If you clear a sample are you legally required to list that sample in your liner notes? After all, if you've already shelled out the dough, who cares if you list written credit or not?
Yeah, exactly -- that's what I was getting at as well.
O, it doesn't seem like your initial question was settled:
no one can sue for any unlicensed sample if it was produced before these laws were created. since there was no law in existence, there was no law to be broken.
It's not sufficient to merely make the claim--the court has to agree with you.
if you sample a song that contains samples, do you have to clear both songs?
let's say i want to use "stay fly" in a movie (or a beat), does anyone know if i also need to license "tell me why our love turned cold"?
Legally, I don't think there is any official word on it, but I would assume that that is one big reason why a lot of older music has not been reissued properly or remastered. I read somewhere that it's anywhere from three to five years, although that was a few years ago and things may have changed. I would think, however, that if an album is still selling consistently and/or getting airplay somewhere, it would be possible to make a claim for it. I remember when James Brown had come out of prison, and he made some statement or something which said he was going to come after everyone with lawsuits. I assume that if more artists got into it, they would do it as well.
Then again, most rap albums sell heavy within the first three months and kind of drift off unless it's an Eminem who will release a new single every three months.
Target (as in the department store) has been using quite a bit of classic songs, I would be curious to know if royalties go to who is listed on the record/CD cover, or do they add to that equation by seeking the author of the sampled song in question.
Unless they are a part of the composition, then no. However, one can sue for the unauthorized use of the sound recording.
It depends. Looking at liner notes, I have noticed that if an artist samples a rap song with a familiar sample in there, and that song credited the sample, then yes you have to give credit to how it is listed on that album. In other words, don't sample "Jenny From The Block" or you'll end up dividing the pie much thinner than you should.
That depends on the record label, the publisher, and sometimes the artist. You are not legally required to list it, but it does suggest that it was paid for, and labels want proper credit for everything, from the publisher, to the songwriting affiliation, etc.
I'm sure you know this too, but there are a number of artists out there who often give out incorrect... man, are you doing an article on this? Something for NPR? I'm tired of working for free and giving out information when it's convenient. You can contact my non-existent agent if you would like to speak with me on the situation.
(I'm joking of course. Then again, I'm not.)

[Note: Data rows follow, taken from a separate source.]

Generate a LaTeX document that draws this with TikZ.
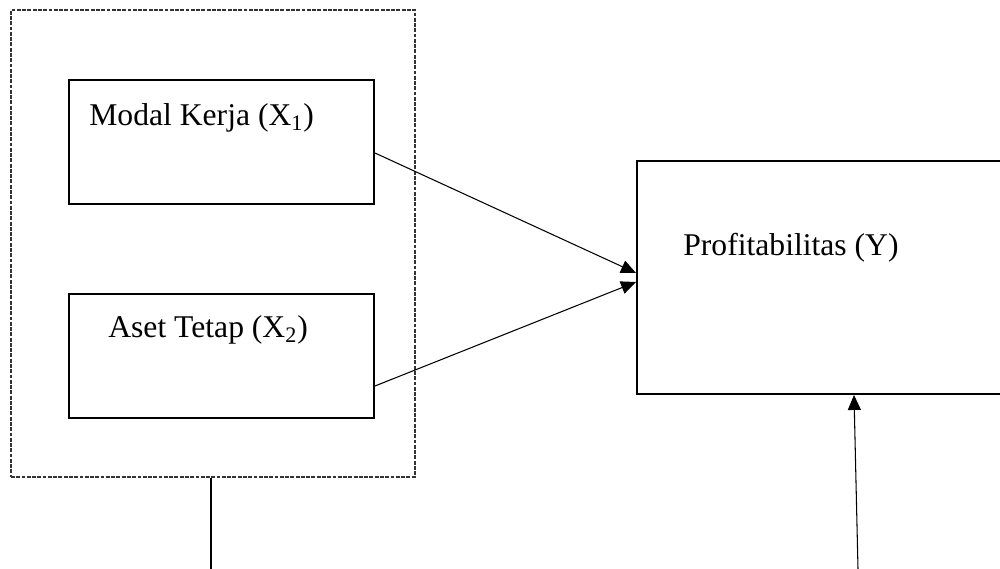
\documentclass[tikz,border=0pt]{standalone}
\usepackage{fontspec}
\setmainfont{Liberation Serif}
\usetikzlibrary{arrows.meta,positioning,calc}

\begin{document}
\begin{tikzpicture}[
  every node/.style={font=\fontsize{18}{21}\selectfont},
  varbox/.style={draw, line width=1.1pt, minimum width=61mm, minimum height=24.8mm, inner sep=0pt},
  grpbox/.style={draw, dash pattern=on 2.2pt off 0.8pt, line width=0.6pt, black!80, minimum width=80.8mm, minimum height=93.4mm, inner sep=0pt},
  lbl/.style={anchor=base west, inner sep=0pt},
  arr/.style={-{Triangle[length=3mm, width=2.6mm]}, line width=0.6pt},
]
  \useasboundingbox (0,0) rectangle (20,-11.38);

  % Independent variables
  \node[grpbox] (grp) at (4.26,-4.87) {};
  \node[varbox] (mk) at (4.43,-2.84) {};
  \node[lbl] (mktxt) at (1.78,-2.52) {Modal Kerja (X\textsubscript{1})};
  \node[varbox] (at) at (4.43,-7.12) {};
  \node[lbl] (attxt) at (2.16,-6.76) {Aset Tetap (X\textsubscript{2})};

  % Dependent variable
  \node[varbox, minimum width=73.2mm, minimum height=46.6mm] (prof) at (16.4,-5.55) {};
  \node[lbl] (proftxt) at (13.66,-5.12) {Profitabilitas (Y)};

  % Connectors
  \draw[arr] ([yshift=-2.2mm]mk.east) -- ([yshift=0.9mm]prof.west);
  \draw[arr] ([yshift=-6mm]at.east) -- ([yshift=-0.9mm]prof.west);
  \coordinate (grpend) at (4.22,-11.38);
  \coordinate (profend) at (17.16,-11.38);
  \draw[line width=0.7pt] (grp.south -| grpend) -- (grpend);
  \draw[arr] (profend) -- ([xshift=6.8mm]prof.south);
\end{tikzpicture}
\end{document}
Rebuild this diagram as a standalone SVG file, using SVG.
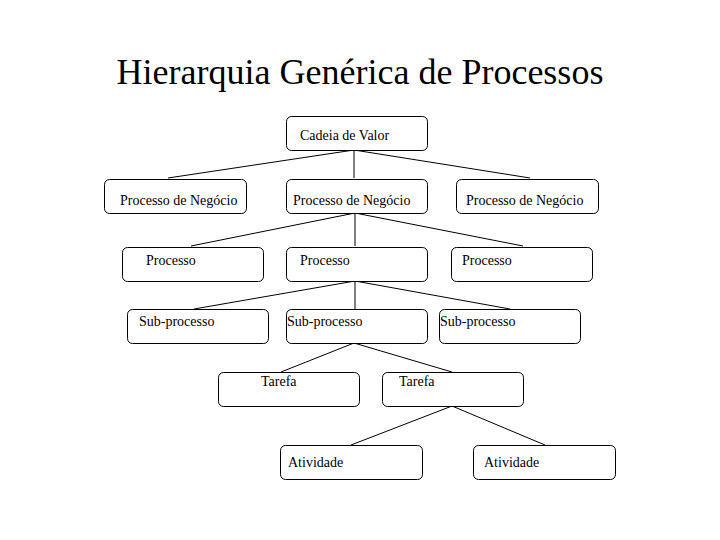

This is a grey area. Whoever owns the masters gets paid. WHo they care to distribute the funds to is their perogative. If the drummer is a writer of the song or owner of the master-then he gets paid. if this were true studio musicians would be going crazy trying to prove they played on sessions. Wouldn't clyde stubblefield be paid as hell off of funky drummer? Rather than trying to fund raise when he had cancer?
interesting. if i claimed it was a parody of sampling laws and not of the music that was sampled.... then what? does the song have to be a parody of the song that was sampled to be considered "fair use" ala luke and roy? or can the claim that by blatantly sampling whatever I want to make fun of sampling laws stand on its own ground?
I would think that the idea has merit; that it falls within a legit definition of parody. but i'm not a lawyer.
Well, what you're describing sounds more like a satire than a parody, so I'm not sure that the exception is applicable. Regardless, though, my point was that the court is not bound by your assertions regarding your intent. I don't know anything at all about this area of the law, though.